'''

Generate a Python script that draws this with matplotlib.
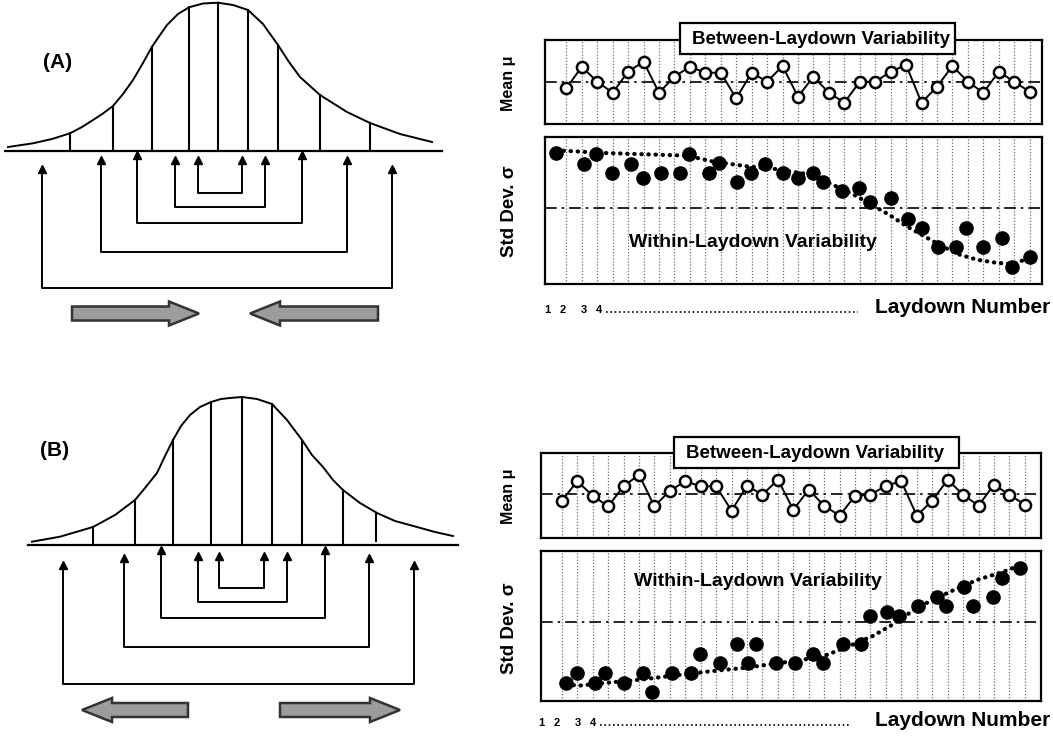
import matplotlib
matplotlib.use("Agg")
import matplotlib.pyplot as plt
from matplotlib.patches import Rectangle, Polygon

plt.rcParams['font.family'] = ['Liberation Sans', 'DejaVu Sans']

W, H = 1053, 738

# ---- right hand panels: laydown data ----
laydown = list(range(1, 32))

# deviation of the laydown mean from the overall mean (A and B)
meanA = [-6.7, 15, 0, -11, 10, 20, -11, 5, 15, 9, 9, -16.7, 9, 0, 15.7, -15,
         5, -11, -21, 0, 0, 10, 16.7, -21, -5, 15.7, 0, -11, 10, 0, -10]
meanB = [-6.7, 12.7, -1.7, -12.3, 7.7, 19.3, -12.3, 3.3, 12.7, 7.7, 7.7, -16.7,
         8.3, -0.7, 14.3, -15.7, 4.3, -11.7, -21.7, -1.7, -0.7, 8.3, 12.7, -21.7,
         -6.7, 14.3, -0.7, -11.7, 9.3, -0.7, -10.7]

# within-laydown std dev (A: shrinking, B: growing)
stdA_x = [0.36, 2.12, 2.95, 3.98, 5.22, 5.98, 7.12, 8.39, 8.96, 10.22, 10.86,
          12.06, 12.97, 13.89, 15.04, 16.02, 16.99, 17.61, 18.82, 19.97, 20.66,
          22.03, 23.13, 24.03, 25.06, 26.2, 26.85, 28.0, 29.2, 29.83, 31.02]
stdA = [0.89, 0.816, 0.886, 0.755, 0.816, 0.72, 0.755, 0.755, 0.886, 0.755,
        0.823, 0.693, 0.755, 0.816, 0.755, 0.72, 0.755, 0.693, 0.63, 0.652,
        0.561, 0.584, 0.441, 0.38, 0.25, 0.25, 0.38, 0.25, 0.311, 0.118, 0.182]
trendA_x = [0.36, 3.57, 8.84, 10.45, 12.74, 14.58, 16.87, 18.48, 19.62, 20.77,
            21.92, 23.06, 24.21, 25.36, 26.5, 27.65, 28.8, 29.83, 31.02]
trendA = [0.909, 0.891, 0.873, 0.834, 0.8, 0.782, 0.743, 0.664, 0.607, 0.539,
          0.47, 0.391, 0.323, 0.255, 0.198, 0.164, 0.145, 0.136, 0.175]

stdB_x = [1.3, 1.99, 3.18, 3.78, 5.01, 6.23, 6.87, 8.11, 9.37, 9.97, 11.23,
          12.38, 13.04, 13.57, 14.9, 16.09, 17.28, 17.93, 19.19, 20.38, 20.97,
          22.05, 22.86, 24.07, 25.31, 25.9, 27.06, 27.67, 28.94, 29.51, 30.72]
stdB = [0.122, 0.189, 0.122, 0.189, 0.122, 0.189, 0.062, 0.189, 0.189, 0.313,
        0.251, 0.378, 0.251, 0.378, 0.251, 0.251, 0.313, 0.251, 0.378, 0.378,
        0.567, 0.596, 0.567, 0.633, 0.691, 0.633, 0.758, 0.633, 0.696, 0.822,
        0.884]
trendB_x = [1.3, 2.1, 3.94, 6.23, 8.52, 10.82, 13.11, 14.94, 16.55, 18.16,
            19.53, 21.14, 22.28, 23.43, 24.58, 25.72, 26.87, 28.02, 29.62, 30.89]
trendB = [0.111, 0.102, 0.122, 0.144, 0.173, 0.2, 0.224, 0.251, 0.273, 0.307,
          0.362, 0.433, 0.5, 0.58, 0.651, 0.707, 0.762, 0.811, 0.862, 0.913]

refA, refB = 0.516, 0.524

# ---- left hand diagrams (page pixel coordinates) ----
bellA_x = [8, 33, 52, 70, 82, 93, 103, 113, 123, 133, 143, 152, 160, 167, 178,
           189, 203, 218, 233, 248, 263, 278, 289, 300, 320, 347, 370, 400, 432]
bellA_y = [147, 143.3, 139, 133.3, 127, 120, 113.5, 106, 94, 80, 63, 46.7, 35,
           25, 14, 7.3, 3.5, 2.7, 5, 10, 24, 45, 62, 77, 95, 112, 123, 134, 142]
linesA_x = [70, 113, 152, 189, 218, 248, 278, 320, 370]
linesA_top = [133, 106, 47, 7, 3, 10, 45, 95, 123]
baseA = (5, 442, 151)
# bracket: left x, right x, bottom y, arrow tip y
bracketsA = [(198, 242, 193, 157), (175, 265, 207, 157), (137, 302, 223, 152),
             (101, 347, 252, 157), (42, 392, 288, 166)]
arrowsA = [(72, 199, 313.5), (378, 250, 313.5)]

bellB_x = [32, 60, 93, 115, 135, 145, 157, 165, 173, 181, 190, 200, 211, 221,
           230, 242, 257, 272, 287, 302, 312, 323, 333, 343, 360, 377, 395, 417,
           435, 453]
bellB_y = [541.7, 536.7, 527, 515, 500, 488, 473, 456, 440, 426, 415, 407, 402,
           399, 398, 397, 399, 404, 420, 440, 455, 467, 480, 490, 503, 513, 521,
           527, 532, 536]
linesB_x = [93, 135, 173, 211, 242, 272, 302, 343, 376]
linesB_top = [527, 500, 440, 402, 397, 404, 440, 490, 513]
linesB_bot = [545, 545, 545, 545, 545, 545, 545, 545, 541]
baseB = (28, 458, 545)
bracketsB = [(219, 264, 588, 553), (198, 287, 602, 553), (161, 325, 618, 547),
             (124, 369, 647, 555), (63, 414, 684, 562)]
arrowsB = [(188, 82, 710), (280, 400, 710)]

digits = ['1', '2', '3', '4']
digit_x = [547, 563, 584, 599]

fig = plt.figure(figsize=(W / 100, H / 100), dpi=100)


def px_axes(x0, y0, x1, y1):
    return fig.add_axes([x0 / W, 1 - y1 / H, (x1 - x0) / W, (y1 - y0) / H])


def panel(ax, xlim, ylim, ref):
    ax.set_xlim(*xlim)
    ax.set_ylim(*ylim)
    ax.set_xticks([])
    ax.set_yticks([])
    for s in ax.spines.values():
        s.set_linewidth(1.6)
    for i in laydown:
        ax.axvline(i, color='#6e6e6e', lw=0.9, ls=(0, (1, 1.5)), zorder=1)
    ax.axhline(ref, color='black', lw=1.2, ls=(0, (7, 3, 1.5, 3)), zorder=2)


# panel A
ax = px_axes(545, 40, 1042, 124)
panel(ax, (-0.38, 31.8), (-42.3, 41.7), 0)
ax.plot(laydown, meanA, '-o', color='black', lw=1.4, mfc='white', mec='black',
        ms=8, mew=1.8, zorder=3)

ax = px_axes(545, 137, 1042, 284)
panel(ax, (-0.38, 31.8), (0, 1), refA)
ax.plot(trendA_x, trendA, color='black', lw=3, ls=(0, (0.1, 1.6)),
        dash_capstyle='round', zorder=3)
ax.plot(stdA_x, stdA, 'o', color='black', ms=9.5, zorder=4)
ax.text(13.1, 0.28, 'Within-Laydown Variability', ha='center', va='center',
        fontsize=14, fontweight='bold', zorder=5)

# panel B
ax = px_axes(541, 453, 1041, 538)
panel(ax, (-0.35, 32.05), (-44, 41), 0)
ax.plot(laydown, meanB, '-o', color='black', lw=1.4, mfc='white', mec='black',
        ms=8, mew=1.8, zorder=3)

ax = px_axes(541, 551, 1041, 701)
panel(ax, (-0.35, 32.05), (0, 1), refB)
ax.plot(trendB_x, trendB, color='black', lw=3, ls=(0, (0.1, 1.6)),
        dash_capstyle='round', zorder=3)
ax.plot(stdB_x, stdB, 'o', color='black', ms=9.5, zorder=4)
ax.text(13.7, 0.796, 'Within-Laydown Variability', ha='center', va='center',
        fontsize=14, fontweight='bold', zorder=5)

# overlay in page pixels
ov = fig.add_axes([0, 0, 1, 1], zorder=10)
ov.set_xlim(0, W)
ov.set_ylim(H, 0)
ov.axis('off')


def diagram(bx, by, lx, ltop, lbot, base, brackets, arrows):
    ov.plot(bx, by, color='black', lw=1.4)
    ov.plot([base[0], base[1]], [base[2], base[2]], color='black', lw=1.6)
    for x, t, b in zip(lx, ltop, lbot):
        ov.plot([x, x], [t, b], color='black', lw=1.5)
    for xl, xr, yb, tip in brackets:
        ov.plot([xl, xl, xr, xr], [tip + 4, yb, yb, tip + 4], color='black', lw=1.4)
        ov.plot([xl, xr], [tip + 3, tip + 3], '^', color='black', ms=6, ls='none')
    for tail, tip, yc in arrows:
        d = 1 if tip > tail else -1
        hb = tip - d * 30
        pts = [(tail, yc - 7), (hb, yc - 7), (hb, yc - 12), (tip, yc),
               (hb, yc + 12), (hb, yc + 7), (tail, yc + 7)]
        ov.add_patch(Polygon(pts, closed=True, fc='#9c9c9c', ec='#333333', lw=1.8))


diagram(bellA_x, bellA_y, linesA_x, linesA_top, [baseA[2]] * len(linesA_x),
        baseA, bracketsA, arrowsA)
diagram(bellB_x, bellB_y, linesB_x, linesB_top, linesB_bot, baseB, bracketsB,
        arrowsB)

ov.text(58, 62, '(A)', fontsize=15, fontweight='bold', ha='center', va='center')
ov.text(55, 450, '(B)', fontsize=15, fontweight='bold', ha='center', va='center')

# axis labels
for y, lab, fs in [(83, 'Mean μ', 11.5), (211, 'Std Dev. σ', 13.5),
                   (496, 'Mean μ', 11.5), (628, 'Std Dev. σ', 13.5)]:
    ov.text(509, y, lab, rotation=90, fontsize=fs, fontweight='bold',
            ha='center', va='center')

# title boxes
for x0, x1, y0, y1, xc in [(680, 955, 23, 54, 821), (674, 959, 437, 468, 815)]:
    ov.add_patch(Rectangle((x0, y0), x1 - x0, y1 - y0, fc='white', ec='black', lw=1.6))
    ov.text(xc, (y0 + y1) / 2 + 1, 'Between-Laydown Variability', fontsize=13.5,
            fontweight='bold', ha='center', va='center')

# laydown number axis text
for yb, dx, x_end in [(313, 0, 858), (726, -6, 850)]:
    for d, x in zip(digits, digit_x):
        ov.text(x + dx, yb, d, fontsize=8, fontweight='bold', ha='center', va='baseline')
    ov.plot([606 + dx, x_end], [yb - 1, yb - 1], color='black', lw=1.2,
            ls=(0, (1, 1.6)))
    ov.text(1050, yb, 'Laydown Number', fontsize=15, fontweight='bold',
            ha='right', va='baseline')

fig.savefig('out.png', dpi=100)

'''

* **The problem**
Return only the lines from the start of the data through the line that contains "laydown = list(range(1, 32))", please, copying them exactly and omitting all pictures.

* **Exercise response**
Generate a Python script that draws this with matplotlib.
import matplotlib
matplotlib.use("Agg")
import matplotlib.pyplot as plt
from matplotlib.patches import Rectangle, Polygon

plt.rcParams['font.family'] = ['Liberation Sans', 'DejaVu Sans']

W, H = 1053, 738

# ---- right hand panels: laydown data ----
laydown = list(range(1, 32))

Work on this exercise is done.